The real problem is that Williamson is not just a Holocaust denier (Holocaust denial is easily disproved by even a casual glance at the evidence), but he has helped to actively shield French war collaborators who murdered Jews, he denounces Jews every chance he gets, he believes the Protocol of the Elders of Zion is a true document, etc. In other words, he stirs up anti-Semitic feelings in his followers. And that should be unacceptable to the Catholic Church.
TheoP - you're correct about not being able demote bishops. I did not realize that.
There still has to be some way to publicly denounce him, which the Pope has not done.
The internal rift over the Pius X society is a Catholic matter and Jews should not be dealing with that if they're not going to allow Catholics input on dealing internal organizational matters (like re-establishing the Sanhedrin which seems to be going nowhere).
The de-ex-communication thing is perfectly legit as would rehabilitating Neutrei Karta if the Chief Rabbis want to do that. Not a matter for the outside.
What IS a matter for the outside and MORE IMPORTANTLY for the honor of the Catholics is that this bishop whose espoused beliefs are radically at odds with church doctrine of let's say right now.

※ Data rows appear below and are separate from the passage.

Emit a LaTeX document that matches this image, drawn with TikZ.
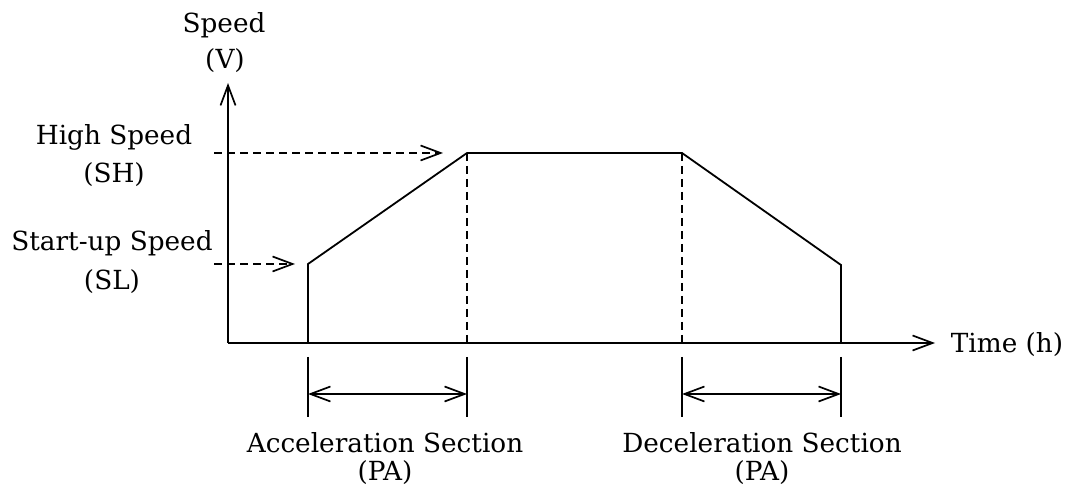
\documentclass[tikz,border=0pt]{standalone}
\usepackage{fontspec}
\setmainfont{DejaVu Serif}
\usetikzlibrary{arrows.meta}
\begin{document}
\begin{tikzpicture}[x=1pt,y=-1pt,
  line width=1.8pt,
  barb/.tip={Straight Barb[length=20pt,width=15pt,line width=1.7pt]},
  tip/.style={-barb},
  twotip/.style={barb-barb},
  guide/.style={dash pattern=on 8pt off 5pt},
  lbl/.style={font=\fontsize{26.3}{30}\selectfont, inner sep=0pt, anchor=base}]
\useasboundingbox (0,0) rectangle (1069,486);
% axes
\coordinate (O) at (228,343);
\coordinate (ytop) at (228,83);
\coordinate (xend) at (935,343);
\draw[tip] (O) -- (ytop);
\draw[tip] (O) -- (xend);
% speed profile corners
\coordinate (a0) at (308,343);
\coordinate (a1) at (308,264);
\coordinate (a2) at (467,153);
\coordinate (a3) at (682,153);
\coordinate (a4) at (841,265);
\coordinate (a5) at (841,343);
\draw (a0) -- (a1) -- (a2) -- (a3) -- (a4) -- (a5);
\coordinate (b2) at (467,343);
\coordinate (b3) at (682,343);
\draw[guide] (a2) -- (b2);
\draw[guide] (a3) -- (b3);
% level indicators
\coordinate (sh0) at (214,153);
\coordinate (sh1) at (443,153);
\coordinate (sl0) at (214,264);
\coordinate (sl1) at (295,264);
\draw[guide,tip] (sh0) -- (sh1);
\draw[guide,tip] (sl0) -- (sl1);
% extension lines below the time axis
\foreach \n/\x in {e1/308,e2/467,e3/682,e4/841}{
  \coordinate (\n t) at (\x,357);
  \coordinate (\n b) at (\x,417);
  \draw (\n t) -- (\n b);
  \coordinate (\n m) at (\x,394);
}
\draw[twotip] (e1m) -- (e2m);
\draw[twotip] (e3m) -- (e4m);
% labels
\node[lbl] (speed) at (224,33) {Speed};
\node[lbl] (speedv) at (225,69) {(V)};
\node[lbl] (high) at (114,145) {High Speed};
\node[lbl] (highsh) at (114,183) {(SH)};
\node[lbl] (start) at (112,251) {Start-up Speed};
\node[lbl] (startsl) at (112,290) {(SL)};
\node[lbl, anchor=base west] (time) at (950,353) {Time (h)};
\node[lbl] (acc) at (385,452) {Acceleration Section};
\node[lbl] (accpa) at (385,480) {(PA)};
\node[lbl] (dec) at (762,452) {Deceleration Section};
\node[lbl] (decpa) at (762,480) {(PA)};
\end{tikzpicture}
\end{document}
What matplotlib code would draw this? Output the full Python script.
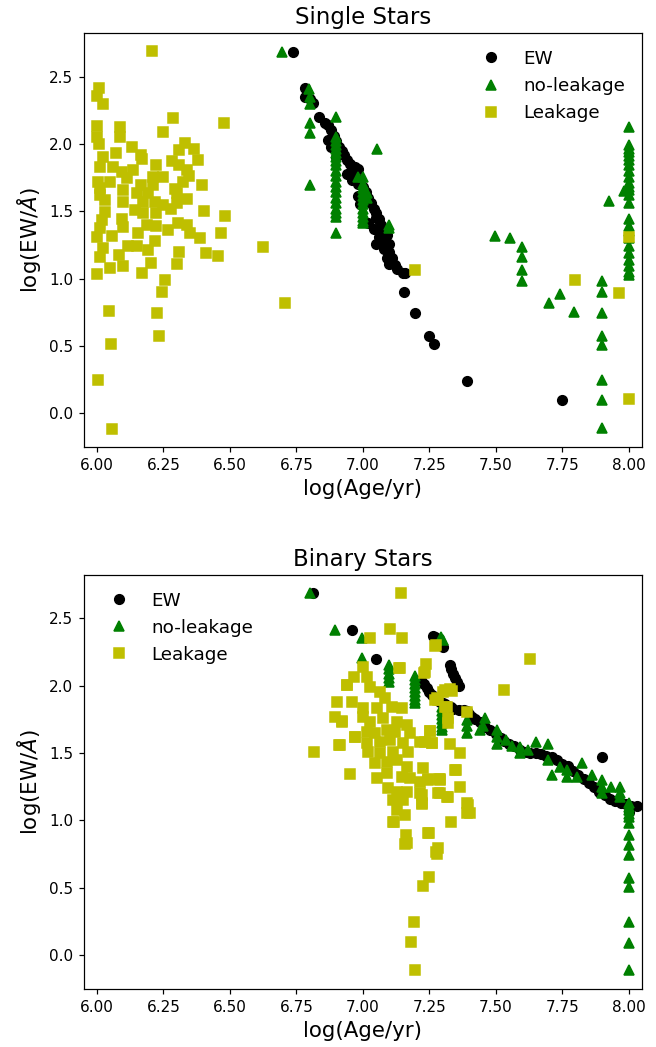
import matplotlib
matplotlib.use('Agg')
import matplotlib.pyplot as plt

# Single stars
# ------------
single_ew_age = [6.738, 6.782, 6.782, 6.80, 6.813, 6.836, 6.857,
                 6.87, 6.88, 6.87, 6.88, 6.89, 6.90, 6.90, 6.91, 6.92, 6.93, 6.94, 6.94,
                 6.95, 6.96, 6.97, 6.98, 6.96, 6.97, 6.98, 6.99, 7.00, 6.98, 7.01, 7.02,
                 6.99, 7.03, 7.04, 7.05, 7.05, 7.06, 7.02, 7.07, 7.04, 7.08, 7.06, 7.09,
                 7.05, 7.08, 7.10, 7.08, 7.10, 7.09, 7.11, 7.10, 7.12, 7.13, 7.15,
                 7.158, 7.156, 7.196, 7.249, 7.269, 7.393, 7.748]
single_ew_val = [2.685, 2.413, 2.35, 2.33, 2.30, 2.197, 2.153,
                 2.14, 2.10, 2.03, 1.98, 2.06, 2.02, 1.905, 1.98, 1.95, 1.92, 1.88, 1.78,
                 1.85, 1.82, 1.83, 1.81, 1.73, 1.76, 1.70, 1.72, 1.68, 1.61, 1.64, 1.60,
                 1.55, 1.56, 1.52, 1.49, 1.45, 1.44, 1.41, 1.40, 1.37, 1.36, 1.31, 1.32,
                 1.26, 1.27, 1.26, 1.22, 1.20, 1.15, 1.15, 1.11, 1.10, 1.07, 1.04,
                 1.044, 0.903, 0.742, 0.574, 0.512, 0.242, 0.099]

single_noleak_age = [6.697, 6.798, 6.80, 6.80, 6.80, 6.80, 6.80, 6.898,
                     6.898, 6.898, 6.898, 6.898, 6.898, 6.898, 6.898, 6.898, 6.898, 6.898,
                     6.898, 6.898, 6.898, 6.898, 6.898, 6.898, 6.898, 6.898, 6.898,
                     7.055, 6.983, 7.002,
                     7.00, 7.00, 7.00, 7.00, 7.00, 7.00, 7.00, 7.00, 7.00, 7.00, 7.00,
                     7.014, 7.014, 7.099, 7.099,
                     7.497, 7.553, 7.60, 7.60, 7.60, 7.60, 7.70, 7.741, 7.794,
                     7.90, 7.90, 7.90, 7.90, 7.90, 7.90, 7.90, 7.90, 7.925,
                     8.00, 8.00, 8.00, 8.00, 8.00, 8.00, 8.00, 8.00, 8.00, 8.00, 8.00, 8.00,
                     8.00, 8.00, 8.00, 8.00, 8.00, 8.00, 8.00, 8.00, 8.00, 8.00, 8.00, 8.00,
                     7.983]
single_noleak_val = [2.682, 2.405, 2.35, 2.296, 2.153, 2.083, 1.695, 2.197,
                     2.054, 2.02, 1.99, 1.96, 1.93, 1.90, 1.87, 1.84, 1.80, 1.76,
                     1.72, 1.68, 1.64, 1.60, 1.56, 1.52, 1.49, 1.46, 1.336,
                     1.962, 1.757, 1.757,
                     1.70, 1.67, 1.64, 1.61, 1.58, 1.55, 1.52, 1.49, 1.46, 1.43, 1.41,
                     1.633, 1.60, 1.373, 1.40,
                     1.316, 1.299, 1.232, 1.163, 1.064, 0.985, 0.817, 0.883, 0.754,
                     0.985, 0.898, 0.742, 0.574, 0.507, 0.247, 0.099, -0.111, 1.576,
                     2.128, 1.991, 1.96, 1.94, 1.91, 1.88, 1.84, 1.80, 1.757, 1.71, 1.68, 1.66,
                     1.62, 1.56, 1.44, 1.39, 1.35, 1.30, 1.24, 1.19, 1.14, 1.09, 1.05, 1.03,
                     1.65]

single_leak_age = [6.207, 6.008, 6.00, 6.024, 6.287, 6.476, 6.00, 6.088, 6.248, 6.088,
                   6.00, 6.008, 6.130, 6.332, 6.364, 6.308, 6.070, 6.165, 6.021, 6.168,
                   6.380, 6.281, 6.223, 6.308, 6.011, 6.061, 6.337, 6.137, 6.093, 6.247,
                   6.209, 6.346, 6.112, 6.003, 6.049, 6.325, 6.396, 6.165, 6.209, 6.011,
                   6.099, 6.293, 6.149, 6.193, 6.011, 6.300, 6.337, 6.030, 6.099, 6.174,
                   6.218, 6.249, 6.300, 6.143, 6.174, 6.222, 6.030, 6.277, 6.402, 6.481,
                   6.018, 6.093, 6.097, 6.011, 6.222, 6.187, 6.306, 6.337, 6.268, 6.350,
                   6.155, 6.387, 6.465, 6.00, 6.058, 6.218, 6.118, 6.149, 6.021, 6.625,
                   6.191, 6.308, 6.409, 6.456, 6.084, 6.011, 6.302, 6.202, 6.097, 6.049,
                   6.168, 6.00, 6.255, 6.244, 6.046, 6.227, 6.054, 6.232, 6.004, 6.058,
                   6.706, 7.196, 8.00, 7.798, 7.963, 8.00]
single_leak_val = [2.687, 2.413, 2.356, 2.296, 2.195, 2.153, 2.135, 2.128, 2.088, 2.054,
                   2.054, 1.997, 1.979, 2.009, 1.962, 1.955, 1.930, 1.918, 1.905, 1.886,
                   1.880, 1.873, 1.843, 1.843, 1.831, 1.831, 1.806, 1.806, 1.794, 1.757,
                   1.757, 1.764, 1.745, 1.720, 1.720, 1.720, 1.695, 1.695, 1.695, 1.670,
                   1.658, 1.663, 1.633, 1.633, 1.621, 1.633, 1.589, 1.584, 1.571, 1.571,
                   1.571, 1.546, 1.564, 1.509, 1.489, 1.489, 1.497, 1.514, 1.502, 1.467,
                   1.435, 1.440, 1.385, 1.378, 1.393, 1.398, 1.411, 1.398, 1.361, 1.341,
                   1.336, 1.304, 1.336, 1.311, 1.316, 1.281, 1.242, 1.244, 1.229, 1.237,
                   1.212, 1.195, 1.188, 1.168, 1.175, 1.163, 1.106, 1.114, 1.094, 1.077,
                   1.044, 1.037, 0.987, 0.903, 0.760, 0.745, 0.512, 0.572, 0.245, -0.114,
                   0.821, 1.064, 1.307, 0.990, 0.891, 0.104]

# Binary stars
# ------------
binary_ew_age = [6.813, 6.958, 7.049,
                 7.262, 7.272, 7.285, 7.295, 7.302,
                 7.328, 7.333, 7.34, 7.347, 7.355, 7.363,
                 7.22, 7.23, 7.24, 7.25, 7.26, 7.27, 7.28, 7.29, 7.30, 7.31, 7.32, 7.33,
                 7.34, 7.36, 7.38, 7.39, 7.40, 7.41, 7.42, 7.44, 7.45, 7.46, 7.48, 7.50,
                 7.52, 7.53, 7.55, 7.57, 7.59, 7.61, 7.63, 7.65, 7.67, 7.69, 7.71, 7.73,
                 7.75, 7.77, 7.79, 7.81, 7.83, 7.85, 7.87, 7.89, 7.91, 7.93, 7.95, 7.97,
                 7.99, 8.01, 8.03, 7.898, 8.00]
binary_ew_val = [2.69, 2.413, 2.195,
                 2.37, 2.36, 2.345, 2.31, 2.29,
                 2.15, 2.12, 2.09, 2.06, 2.03, 2.00,
                 2.04, 2.01, 1.98, 1.95, 1.93, 1.91, 1.89, 1.88, 1.87, 1.86, 1.85, 1.84,
                 1.83, 1.82, 1.82, 1.81, 1.79, 1.77, 1.75, 1.73, 1.71, 1.69, 1.67, 1.64,
                 1.61, 1.59, 1.57, 1.55, 1.52, 1.51, 1.50, 1.50, 1.49, 1.48, 1.47, 1.45,
                 1.42, 1.40, 1.37, 1.34, 1.31, 1.28, 1.25, 1.21, 1.19, 1.16, 1.14, 1.13,
                 1.12, 1.11, 1.11, 1.472, 1.06]

binary_noleak_age = [6.80, 6.895, 6.995, 6.995,
                     7.098, 7.098, 7.098, 7.098, 7.098,
                     7.196, 7.196, 7.196, 7.196, 7.196, 7.196, 7.196, 7.196,
                     7.30, 7.295,
                     7.296, 7.296, 7.296, 7.296, 7.296, 7.296, 7.296,
                     7.39, 7.39, 7.39, 7.459, 7.44, 7.45, 7.503, 7.503, 7.503, 7.54, 7.56,
                     7.591, 7.591, 7.62, 7.653, 7.697, 7.697, 7.71, 7.741, 7.766, 7.766,
                     7.804, 7.825, 7.86, 7.898, 7.898, 7.898, 7.935, 7.967, 7.967, 7.967,
                     8.00, 8.00, 8.00, 8.00, 8.00, 8.00, 8.00, 8.00, 8.00, 8.00, 8.00,
                     8.00, 8.00, 8.00]
binary_noleak_val = [2.69, 2.413, 2.351, 2.203,
                     2.15, 2.12, 2.09, 2.06, 2.03,
                     2.07, 2.04, 2.01, 1.98, 1.95, 1.92, 1.89, 1.87,
                     2.34, 2.36,
                     1.84, 1.81, 1.78, 1.75, 1.72, 1.69, 1.67,
                     1.745, 1.70, 1.65, 1.757, 1.67, 1.70, 1.67, 1.62, 1.57, 1.596, 1.55,
                     1.546, 1.50, 1.52, 1.583, 1.566, 1.448, 1.336, 1.398, 1.373, 1.324,
                     1.324, 1.423, 1.336, 1.30, 1.25, 1.20, 1.25, 1.25, 1.20, 1.175,
                     1.126, 1.10, 1.076, 1.05, 1.027, 0.978, 0.891, 0.817, 0.742, 0.569,
                     0.507, 0.247, 0.091, -0.111]

binary_leak_age = [7.142, 7.102, 7.146, 7.027, 7.271, 7.239, 7.233, 7.14, 6.999, 6.967,
                   7.014, 6.941, 6.901, 6.96, 6.895, 6.92, 6.816, 6.911, 6.97, 6.951,
                   7.278, 7.328, 7.252, 7.328, 7.365, 7.349, 7.287, 7.227, 7.365, 7.29,
                   7.319, 7.221, 7.221, 7.331, 7.249, 7.28, 7.275, 7.249, 7.227, 7.192,
                   7.18, 7.197, 7.162, 7.158, 7.117, 7.158, 7.39, 7.39,
                   7.137, 7.229, 6.939, 7.027, 7.064, 7.083, 7.002, 7.052, 7.108, 7.146,
                   6.923, 7.002, 7.027, 7.077, 7.127, 7.165, 6.970, 7.014, 7.046, 7.09,
                   7.12, 7.177, 7.252, 6.914, 7.014, 7.064, 7.102, 7.152, 7.215, 7.259,
                   7.02, 7.064, 7.114, 7.171, 7.046, 7.09, 7.127, 7.165, 7.346, 7.052,
                   7.09, 7.146, 7.177, 7.215, 7.246, 7.29, 7.096, 7.127, 7.165, 7.215,
                   7.284, 7.315, 7.114, 7.152, 7.221, 7.127, 7.114, 7.246, 7.165, 7.284,
                   7.309, 7.284, 7.315, 7.334, 7.275, 7.628, 7.531, 7.302, 7.271, 7.309,
                   7.39, 7.321, 7.321, 7.259, 7.233, 7.246, 7.29, 7.397, 7.403]
binary_leak_val = [2.69, 2.418, 2.356, 2.356, 2.296, 2.158, 2.099, 2.128, 2.14, 2.066,
                   2.061, 2.005, 1.880, 1.876, 1.769, 1.732, 1.505, 1.559, 1.616, 1.342,
                   1.906, 1.975, 1.663, 1.566, 1.497, 1.373, 1.307, 1.386, 1.245, 1.20,
                   1.171, 1.188, 1.119, 0.99, 0.903, 0.75, 0.767, 0.577, 0.512, 0.247,
                   0.094, -0.111, 0.891, 0.822, 0.99, 1.039, 1.126, 1.052,
                   2.133, 2.091, 2.004, 1.992, 1.955, 1.906, 1.831, 1.831, 1.843, 1.831,
                   1.739, 1.769, 1.732, 1.757, 1.732, 1.707, 1.621, 1.658, 1.646, 1.67,
                   1.658, 1.646, 1.665, 1.559, 1.572, 1.583, 1.596, 1.572, 1.583, 1.572,
                   1.509, 1.497, 1.509, 1.509, 1.423, 1.435, 1.448, 1.398, 1.373, 1.312,
                   1.349, 1.324, 1.312, 1.287, 1.299, 1.299, 1.238, 1.213, 1.213, 1.20,
                   1.205, 1.175, 1.151, 1.151, 1.126, 1.076, 0.99, 0.908, 0.829, 0.792,
                   1.967, 1.893, 1.843, 1.962, 2.301, 2.195, 1.967, 1.955, 1.893, 1.843,
                   1.806, 1.757, 1.72, 1.572, 1.583, 1.304, 1.304, 1.114, 1.057]


def draw_panel(ax, ew, noleak, leak, title, legend_loc):
    ax.plot(ew[0], ew[1], 'ko', markersize=6.3, label='EW', linestyle='none')
    ax.plot(noleak[0], noleak[1], 'g^', markersize=6.3, label='no-leakage', linestyle='none')
    ax.plot(leak[0], leak[1], 'ys', markersize=6.3, label='Leakage', linestyle='none')
    ax.set_xlim(5.95, 8.05)
    ax.set_ylim(-0.254, 2.821)
    ax.set_xticks([6.00, 6.25, 6.50, 6.75, 7.00, 7.25, 7.50, 7.75, 8.00])
    ax.set_xticklabels(['6.00', '6.25', '6.50', '6.75', '7.00', '7.25', '7.50', '7.75', '8.00'])
    ax.tick_params(labelsize=10)
    ax.set_title(title, fontsize=15)
    ax.set_xlabel('log(Age/yr)', fontsize=14)
    ax.set_ylabel(r'log(EW/$\AA$)', fontsize=14)
    ax.legend(loc=legend_loc, frameon=False, fontsize=12)


fig = plt.figure(figsize=(656/110, 1047/110), dpi=110)
ax1 = fig.add_axes([0.1276, 0.5726, 0.8511, 0.3956])
ax2 = fig.add_axes([0.1276, 0.0551, 0.8511, 0.3957])

draw_panel(ax1, (single_ew_age, single_ew_val), (single_noleak_age, single_noleak_val),
           (single_leak_age, single_leak_val), 'Single Stars', 'upper right')
draw_panel(ax2, (binary_ew_age, binary_ew_val), (binary_noleak_age, binary_noleak_val),
           (binary_leak_age, binary_leak_val), 'Binary Stars', 'upper left')

fig.savefig('out.png', dpi=110)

He rightfully per church doctrine must be called to recant or be excommunicated for that.
Right punishment for the right reason, and over and done with.
I seriously doubt he will. The current pope is a real letdown given it was the church under the last one that so strongly influenced my desire to leave and convert to Judaism. Not for the sake of hating Catholicism, but because bereft of the anti-Jewish angle as so much modern American Catholicism was, Jesus the Jew was a very likeable figure and made Jews seem supremely wonderful.
It was my opening to reading of the Second Temple period thinkers and realizing that the hustle and bustle of the time was a unique window into possibilities, granted by G-d. For a moment, as happens some time when He wills it, people achieved a state of being where they were thinking about Him differently than they often do.
I've seen those glimpses again in chasidic stories and philosophy, and in the writings of, gasp, Conservative and Reform rabbis.
And the Catholic Church's relaxed ways for a while I guess were G-d's granted glimpses that helped me. It would be sad to see that closed but maybe G-d decrees these things to be fleeting. Maybe men are just idiots.
The Catholic Church needs to put the man to trial and demand he recant. To do otherwise will be the biggest failure they've made since WWII.
I'm not really familiar with the entire story, but it does say in the article cited that the doctrine that these bishops denied was that of "religious freedom and pluralism". I don't know if this is intra-Christianity or more ecumenical, but I think that completely dividing between the technical dogma struggle and the bishop's other beliefs may not be justified. I'm not saying that this should have prevented the rehabilitation, but it seems possible that he was excommunicated for just this sort of thing and the rehabilitation is precisely on this subject. In that case, I can see how we would be disturbed- not because he is rehabilitating a bishop who happens to be Anti-Semitic, but because he is rehabilitating him despite his continuing Anti-Semitism.